Fiducia a Letta, vincono Colombe e democristiani

Il padre e unico leader del Pdl, che da vent’anni tiene le redini di un partito indubitabilmente personalistico, ha finito per piegare il capo di fronte all’uomo senza ‘quid’, l’ormai “diversamente berlusconiano” Alfano. La sbandierata sfiducia al governo ordinata da Berlusconi svanisce in un dietrofront che fa incassare a Letta 235 sì.

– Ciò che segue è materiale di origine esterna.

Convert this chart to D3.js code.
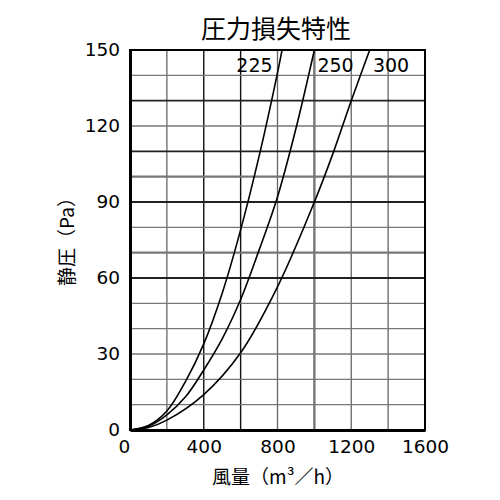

L’unico partito che nello sfaldamento del sistema politico era riuscito a mantenere una granitica unità attorno alla figura del re taumaturgo, condannato e felice, si è incrinato. Nel cosiddetto partito dell’amore si è aperta una crepa dalla quale comincia a stillare odio. La prima picconata l’ha data l’istigazione di Berlusconi alle dimissioni dei suoi ministri e al voto di sfiducia compatto contro il governo. Una scelta da condottiero che ha perso lucidità, pungolato dall’accumularsi di udienze che si trasformano in condanne e dall’imminente voto sulla sua decadenza da senatore. Le dichiarazioni di irremovibile sfiducia, che hanno animato la fazione dei leali irriducibili e hanno fatto aprire il fuoco tra i due fronti interni, si sono però risolte con un “abbiamo scherzato”. I falchi hanno dovuto cedere il passo alle colombe, attaccate con gli artigli alle poltrone e forti di una fusione che sembra riportare in vita la carcassa della Balena Bianca, che con il suo potere democristiano è riuscita nel miracolo di lasciare Silvio Berlusconi in minoranza all’interno del suo stesso partito, tanto da costringerlo a un incoerente ripensamento a un passo dal voto in Senato.

Lo strano dietrofront fa sì che lo scricchiolante governo delle larghe intese tenga inaspettatamente botta, forte di 235 e solo 70 no. Alle parole di concessa fiducia di Berlusconi, Letta si lascia scappare un «Grande!». Il cuore del premier è conquistato, ma quello di alcuni dei suoi forse è perduto. Alfano e Cicchitto, incredibilmente novelli cuor di leone, sembrano restar fermi nella volontà di dare forma alla scissione consumatasi all’interno del partito e dare un nome e un riconoscimento al troncone dei “moderati”, che contano tra le loro fila Quagliariello, Giovanardi, Lupi, Formigoni, gruppi consistenti alla Camera e al Senato.

Certo se la frattura rientrasse Berlusconi avrebbe giocato un colpo da maestro, non perdendo niente se non un altro pezzo di coerenza e credibilità, di cui a ogni mdo i suoi elettori non gli hanno mai fatto richiesta, e uscendone fasciato dall’immagine di colui che solo ha provato a battersi contro l’aumento dell’Iva al 22%. Che questo gli interessi infinitamente meno dei guai giudiziari che gli tolgono il sonno e che l’aumento dell’Iva sia stato determinato dall’abolizione dell’Imu, così come l’Imu fu a sua volta introdotta per porre rimedio alla cancellazione dell’Ici – tutte geniali promesse firmate Berlusconi – passerà in secondo piano. Così come dietro i tendoni, silente rispetto alle lotte e alle alleanze di Forza Italia, Alfaniani e Lettiani, resta la grande assente: la sinistra.